Но среди всего, что творилось, Твардовский свершил невозможное: в поэме, которая вроде бы воспевала колхозы, — сохранена и прославлена Русь, сбережен в чистоте ее голос и лик. Где в поэме картины колхозного счастья? Их нет. Там, где автор, ломая себя, пытается что-то “колхозное”, “светлое” нарисовать, — получается стенгазета, агитка. Там же, где он пишет землю, дорогу, коня и телегу, дожди и росистые ночи, где он запевает народную песню или пускается в пляс, — страницы дышат, идут неподдельной поэзией, чистою правдой России. Такая свобода и ладность, чеканность — и вместе напевность, почти разговорная речь — и вдруг утонченная, нежная лирика льются в поэме, что, право же, кажется: Твардовский не сочинил “Муравию”, а нашел ее — где-то в народных, открывшихся вдруг закромах.
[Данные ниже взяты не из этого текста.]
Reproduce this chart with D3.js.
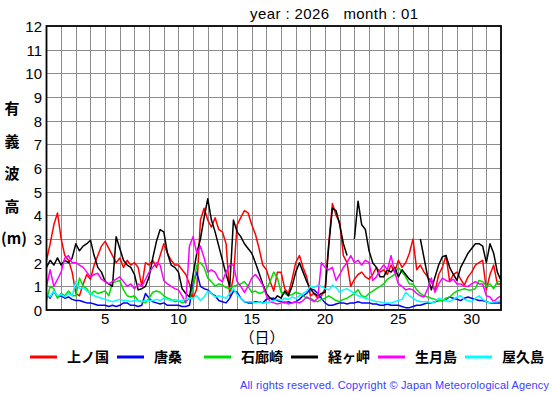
<!DOCTYPE html>
<html>
<head>
<meta charset="utf-8">
<script src="https://cdn.jsdelivr.net/npm/d3@7"></script>
<style>
  body { margin: 0; background: #fff; }
  text { font-family: "Liberation Sans", Arial, sans-serif; }
  .jp { font-family: "Noto Sans CJK JP", sans-serif; }
</style>
</head>
<body>
<svg id="chart" width="555" height="395"></svg>
<script>
// stations (legend order) and their colours
const stations = ["上ノ国", "唐桑", "石廊崎", "経ヶ岬", "生月島", "屋久島"];
const colors = ["#ff0000", "#0000ff", "#00dd00", "#000000", "#ff00ff", "#00ffff"];
const yTicks = [0, 1, 2, 3, 4, 5, 6, 7, 8, 9, 10, 11, 12];
const xTicks = [5, 10, 15, 20, 25, 30];
const yLabel = ["有", "義", "波", "高", "(m)"];

// significant wave height (m), every 6 hours from day 1 00h to day 32 00h
const kaminokuni = [
  2.1, 2.8, 3.6, 4.1,  3.0, 2.3, 2.1, 1.6,  0.7, 0.6, 1.1, 1.5,  1.3, 1.9, 2.3, 2.7,
  2.9, 2.6, 2.3, 2.0,  2.2, 1.8, 2.1, 1.9,  2.0, 1.8, 1.0, 2.0,  1.9, 2.1, 1.8, 2.3,
  2.8, 2.4, 2.1, 1.9,  1.9, 1.7, 1.5, 1.1,  0.5, 0.9, 3.8, 4.3,  3.8, 3.5, 3.9, 3.4,
  3.3, 2.8, 0.6, 1.4,  3.6, 3.9, 4.2, 4.1,  3.6, 3.2, 2.6, 1.9,  1.7, 1.2, 0.8, 1.6,
  1.6, 0.9, 0.7, 1.3,  2.0, 2.3, 1.8, 1.4,  0.6, 0.7, 0.5, 0.6,  0.9, 2.8, 4.5, 4.0,
  3.7, 2.3, 2.0, 1.0,  1.3, 1.5, 1.6, 1.4,  1.3, 1.5, 1.8, 1.6,  1.7, 1.5, 1.9, 1.6,
  2.1, 1.8, 2.0, 2.4,  3.0, 1.7, 1.9, 1.6,  1.4, 1.2, 0.8, 1.5,  1.8, 2.3, 1.2, 1.5,
  1.6, 1.3, 1.05, 1.4, 1.6, 1.9, 2.0, 2.1,  0.85, 1.5, 1.9, 1.1,  1.1
];
const karakuwa = [
  0.7, 0.5, 0.8, 0.55, 0.6, 0.5, 0.55, 0.45, 0.4, 0.4, 0.35, 0.3, 0.3, 0.25, 0.2, 0.2,
  0.2, 0.15, 0.2, 0.15, 0.2, 0.3, 0.3, 0.2,  0.2, 0.15, 0.2, 0.7,  0.5, 0.35, 0.3, 0.25,
  0.3, 0.2, 0.2, 0.2,  0.2, 0.15, 0.15, 0.2, 1.1, 1.6, 1.0, 0.9,  0.85, 0.7, 0.6, 0.4,
  0.35, 0.3, 0.5, 0.8, 0.75, 0.5, 0.35, 0.3, 0.3, 0.35, 0.35, 0.3, 0.45, 0.5, 0.5, 0.4,
  0.35, 0.3, 0.35, 0.3, 0.35, 0.45, 0.6, 0.7, 0.9, 0.85, 0.7, 0.5, 0.3, 0.2, 0.2, 0.25,
  0.3, 0.3, 0.25, 0.3, 0.3, 0.35, 0.3, 0.3,  0.3, 0.25, 0.25, 0.2, 0.2, 0.25, 0.2, 0.2,
  0.2, 0.15, 0.1, 0.1, 0.15, 0.2, 0.2, 0.25, 0.3, 0.3, 0.35, 0.4,  0.4, 0.45, 0.55, 0.5,
  0.45, 0.4, 0.5, 0.55, 0.5, 0.45, 0.4, 0.4, 0.35, 0.3, 0.3, 0.3,  0.3
];
const irouzaki = [
  0.4, 1.0, 0.9, 0.5,  0.7, 0.6, 0.8, 0.6,  0.6, 1.35, 1.0, 0.9, 0.65, 0.8, 0.7, 0.75,
  0.8, 0.6, 1.15, 1.2, 1.25, 0.85, 0.6, 0.55, 0.6, 0.4, 0.35, 0.3, 0.5, 0.75, 0.8, 0.75,
  0.6, 0.5, 0.45, 0.35, 0.4, 0.3, 0.35, 0.5, 0.9, 1.9, 2.0, 1.8,  1.35, 1.2, 1.0, 1.1,
  1.05, 0.95, 0.9, 1.0, 1.05, 1.1, 1.2, 1.0, 0.75, 0.8, 0.7, 0.75, 0.9, 1.2, 1.6, 1.35,
  0.75, 0.7, 0.6, 0.65, 0.75, 0.7, 0.6, 0.5, 0.5, 0.4, 0.35, 0.45, 0.5, 0.6, 0.5, 0.4,
  0.35, 0.45, 0.5, 0.6, 0.7, 0.85, 0.6, 0.55, 0.7, 0.8, 0.9, 1.0,  1.1, 1.3, 1.4, 1.5,
  1.8, 1.6, 1.4, 1.1,  1.1, 0.85, 0.7, 0.6, 0.55, 0.5, 0.45, 0.4, 0.4, 0.5, 0.55, 0.7,
  0.8, 0.85, 0.9, 0.85, 0.85, 0.9, 1.25, 1.2, 1.0, 1.1, 0.9, 1.2,  1.2
];
const kyougamisaki = [
  1.8, 2.1, 1.9, 2.2,  1.9, 2.1, 2.0, 2.2,  2.8, 2.5, 2.7, 2.8,  2.95, 2.3, 1.8, 1.6,
  1.2, 1.1, 1.0, 3.1,  2.6, 2.1, 1.9, 1.8,  1.5, 0.85, 0.9, 1.0, 1.4, 2.2, 2.9, 3.4,
  3.3, 2.4, 1.9, 1.8,  1.6, 0.9, 0.7, 0.55, 1.5, 2.4, 3.0, 3.9,  4.7, 3.8, 3.3, 2.7,
  2.1, 1.5, 1.0, 3.8,  3.3, 3.1, 2.8, 2.6,  2.4, 2.0, 1.55, 1.1, 0.7, 0.5, 0.4, 0.6,
  0.5, 0.8, 0.6, 1.0,  1.6, 2.0, 1.6, 1.2,  0.9, 0.7, 0.6, 0.7,  0.75, 2.7, 4.3, 4.2,
  3.6, 2.8, 2.3, null, 3.0, 4.6, 3.6, 3.4,  2.5, 2.0, 1.8, 1.4,  1.4, 1.7, 1.6, 1.8,
  1.4, 1.7, 1.5, 1.3,  1.2, null, 3.0, 2.2, 1.4, 0.85, 1.4, 1.9, 2.25, 2.3, 1.8, 1.5,
  1.25, 1.8, 2.1, 2.4, 2.6, 2.8, 2.8, 2.7,  2.0, 2.8, 2.4, 1.6,  1.25
];
const ikitsukishima = [
  1.0, 1.7, 1.0, 1.3,  1.6, 2.2, 2.3, 2.0,  2.0, 1.9, 1.8, 1.6,  1.4, 1.5, 1.55, 1.3,
  1.2, 1.1, 1.2, 1.3,  1.4, 1.2, 1.0, 1.1,  0.9, 1.1, 1.0, 1.3,  1.6, 1.8, 2.0, 1.9,
  1.25, 1.1, 1.0, 0.9, 0.85, 0.6, 0.3, 2.7, 3.1, 2.4, 2.7, 2.2,  1.6, 1.7, 1.6, 1.3,
  1.2, 1.6, 1.9, 1.9,  1.2, 1.0, 0.75, 1.0, 1.35, 1.5, 1.3, 1.05, 0.6, 0.35, 0.3, 0.25,
  0.3, 0.35, 0.25, 0.3, 0.35, 0.3, 0.4, 0.55, 0.45, 0.35, 0.5, 2.0, 1.8, 1.7, 1.8, 1.25,
  1.5, 1.8, 2.0, 2.3,  2.0, 2.1, 1.9, 2.1,  2.0, 1.25, 1.4, 1.7, 1.9, 1.7, 2.3, 1.6,
  1.1, 1.0, 0.85, 0.9, 0.85, 0.7, 0.6, 0.55, 0.9, 1.35, 0.75, 1.1, 1.35, 1.25, 1.2, 1.3,
  1.1, 1.1, 1.0, 1.0,  1.1, 1.2, 1.1, 1.1,  0.6, 0.55, 0.35, 0.5, 0.6
];
const yakushima = [
  0.7, 0.55, 0.8, 0.6, 0.65, 0.55, 0.7, 0.6, 1.2, 0.9, 0.95, 0.8, 0.7, 0.6, 0.55, 0.5,
  0.45, 0.4, 0.35, 0.4, 0.45, 0.4, 0.4, 0.35, 0.4, 0.4, 0.35, 0.4, 0.4, 0.4, 0.45, 0.4,
  0.5, 0.45, 0.4, 0.45, 0.4, 0.4, 0.45, 0.5, 0.5, 0.6, 0.4, 0.55, 0.8, 0.7, 0.55, 0.6,
  0.55, 0.5, 0.7, 0.9, 0.65, 0.5, 0.35, 0.35, 0.35, 0.3, 0.35, 0.3, 0.3, 0.35, 0.4, 0.45,
  0.4, 0.5, 0.45, 0.55, 0.5, 0.6, 0.7, 0.8,  1.0, 0.95, 1.05, 1.0, 0.9, 0.85, 1.05, 0.95,
  0.75, 0.85, 0.9, 0.8, 0.7, 0.6, 0.55, 0.5, 0.45, 0.4, 0.35, 0.35, 0.3, 0.3, 0.3, 0.35,
  0.4, 0.45, 0.75, 0.6, 0.5, 0.4, 0.35, 0.35, 0.35, 0.3, 0.35, 0.5, 0.45, 0.4, 0.35, 0.45,
  0.55, 0.6, 0.45, 0.4, 0.35, 0.5, 0.6, 0.45, 0.35, 0.3, 0.35, 0.35, 0.4
];
const series = [kaminokuni, karakuwa, irouzaki, kyougamisaki, ikitsukishima, yakushima];

const svg = d3.select("#chart");
const plotLeft = 46.5, plotRight = 501, plotTop = 26, plotBottom = 310;

const x = d3.scaleLinear().domain([1, 32]).range([plotLeft, plotRight]);
const y = d3.scaleLinear().domain([0, 12]).range([plotBottom, plotTop]);

// grid
const grid = svg.append("g").attr("stroke", "#8c8c8c").attr("stroke-width", 1);
grid.selectAll(".vg")
  .data(d3.range(2, 32))
  .join("line")
  .attr("x1", (d) => Math.round(x(d)) + 0.5)
  .attr("x2", (d) => Math.round(x(d)) + 0.5)
  .attr("y1", plotTop)
  .attr("y2", plotBottom);
grid.selectAll(".hg")
  .data(yTicks.slice(1, -1))
  .join("line")
  .attr("x1", plotLeft)
  .attr("x2", plotRight)
  .attr("y1", (d) => Math.round(y(d)) + 0.5)
  .attr("y2", (d) => Math.round(y(d)) + 0.5);

// lines
const line = d3.line()
  .defined((d) => d != null)
  .x((d, i) => x(1 + i / 4))
  .y((d) => y(d));

svg.append("g")
  .selectAll("path")
  .data(series)
  .join("path")
  .attr("d", line)
  .attr("fill", "none")
  .attr("stroke", (d, i) => colors[i])
  .attr("stroke-width", 1.5)
  .attr("stroke-linejoin", "round");

// frame
svg.append("rect")
  .attr("x", plotLeft)
  .attr("y", plotTop)
  .attr("width", plotRight - plotLeft)
  .attr("height", plotBottom - plotTop)
  .attr("fill", "none")
  .attr("stroke", "#000")
  .attr("stroke-width", 1.8);

// y tick labels
svg.append("g")
  .selectAll("text")
  .data(yTicks)
  .join("text")
  .attr("x", 42)
  .attr("y", (d) => y(d) + 6)
  .attr("text-anchor", "end")
  .attr("font-size", 15)
  .text((d) => d);

// x tick labels
svg.append("g")
  .selectAll("text")
  .data(xTicks)
  .join("text")
  .attr("x", (d) => x(d))
  .attr("y", 324)
  .attr("text-anchor", "middle")
  .attr("font-size", 15)
  .text((d) => d);

// title
svg.append("text")
  .attr("x", 250)
  .attr("y", 19)
  .attr("font-size", 15)
  .attr("textLength", 168)
  .attr("lengthAdjust", "spacing")
  .style("white-space", "pre")
  .text("year : 2026   month : 01");

// axis titles
svg.append("text")
  .attr("class", "jp")
  .attr("x", 262)
  .attr("y", 343)
  .attr("text-anchor", "middle")
  .attr("font-size", 15)
  .text("（日）");

svg.append("g")
  .selectAll("text")
  .data(yLabel)
  .join("text")
  .attr("class", "jp")
  .attr("x", (d) => (d.length > 1 ? 14 : 12))
  .attr("y", (d, i) => 114 + i * 32.5)
  .attr("text-anchor", "middle")
  .attr("font-size", 15)
  .attr("font-weight", "bold")
  .text((d) => d);

// legend
const legend = svg.append("g")
  .selectAll("g")
  .data(stations)
  .join("g")
  .attr("transform", (d, i) => `translate(${30 + i * 87},357)`);
legend.append("line")
  .attr("x1", 0)
  .attr("x2", 27)
  .attr("stroke", (d, i) => colors[i])
  .attr("stroke-width", 3);
legend.append("text")
  .attr("class", "jp")
  .attr("x", 37)
  .attr("y", 5)
  .attr("font-size", 14)
  .attr("font-weight", "bold")
  .text((d) => d);

// copyright
svg.append("text")
  .attr("x", 240)
  .attr("y", 389)
  .attr("font-size", 11)
  .attr("fill", "#3c3cff")
  .attr("textLength", 309)
  .attr("lengthAdjust", "spacing")
  .text("All rights reserved. Copyright © Japan Meteorological Agency");
</script>
</body>
</html>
Точность и музыка — вот что выделяет поэму даже в русской поэзии, самой точной и музыкальной поэзии в мире. Точность и музыка — это два признака, по которым — проснись среди ночи! — узнаешь: “Муравия”. Рука сама просится выписать несколько строф, и не могу себе отказать в этой радости.
Вот, к примеру, зачин:
С утра на полдень едет он,
Дорога далека.
Свет белый с четырех сторон
И сверху — облака.
Тоскуя о родном тепле,
Цепочкою вдали
Летят, — а что тут на земле,
Не знают журавли...
Или: приближается дождь.
Далеко стихнуло село,
И кнут остыл в руке,
И синевой заволокло,
Замглилось вдалеке.
И раскидало конский хвост
Внезапным ветерком,
И глухо, как огромный мост,
Простукал где-то гром.
И дождь поспешный, молодой
Закапал невпопад.
Запахло летнею водой,
Землей, как год назад...
Поют, расставаясь, два друга:
Посоловелые слегка,
На стол облокотясь,
Сидят, поют два мужика
В последний, значит, раз...
О чем поют? — рука к щеке,
Забылись глубоко.
О Волге ль матушке-реке,
Что где-то далеко?..
О той ли доле бедняка,
Что в рудники вела?..
О той ли жизни, что горька,
А все-таки мила?..
О чем поют, ведя рукой
И не скрывая слез?
О той ли девице, какой
Любить не довелось?..
А вот и о главном — земле:
По склонам шубою взялись
Густые зеленя,
И у березы полный лист
Раскрылся за два дня.
И розоватой пеной сок
Течет со свежих пней.
Чем дальше едет Моргунок,
Тем поле зеленей.
И день по-летнему горяч,
Конь звякает уздой.
Вдали взлетает грузный грач
Над первой бороздой.
Пласты ложатся поперек
Затравеневших меж.
Земля крошится, как пирог —
Хоть подбирай и ешь.
Вот поп-бродяга собирается перекусить — и как же вкусно он говорит!
Хорошо в тени, прохладно.
Поп кошелку шевелит.
Развязал — и этак складно
Припевает-говорит:
— Тут селедочка
Была, была, была,
Что молодочка
Дала, дала, дала...
Тут и соточка
Лежит — не убежит...
Эх ты, сукин сын
Камаринский мужик!..
И, музыкальной вершиною всей поэмы, шумит, гомонит, кипит свадьба:
— Эх, дай на свободе
Разойтись сгоряча!.. —
Гармонист гармонь разводит
От плеча и до плеча.
Паренек чечетку точит,
Ходит задом наперед,
То присядет,
То подскочит,
То ладонью, между прочим,
По подметке
Попадет.
И вдруг совершается то, что древние греки называли катарсисом. Боль и скорбь остаются, но они словно переплавляются в высшую мудрость и высшую радость, в то, что уже неподвластно ни смерти, ни тьме. Реквием по России вдруг превращается в светлую весть о бессмертии и о спасении русской души. Противоречие здесь только чисто формальное, примитивно-логическое. Да, жизнь поломана, да, и уклад, и обычаи, и отцовская вера — все сведено подчистую; об этом, по сути, поэма. И в то же время любой согласится: “Страна Муравия” радостна и светла, она дышит такой силой жизни, что хочется пить — или петь? — ее строки, как родниковую воду. Свести это, чисто логически, одно к одному — невозможно; вот поэтому это и есть настоящее, неизъяснимое чудо.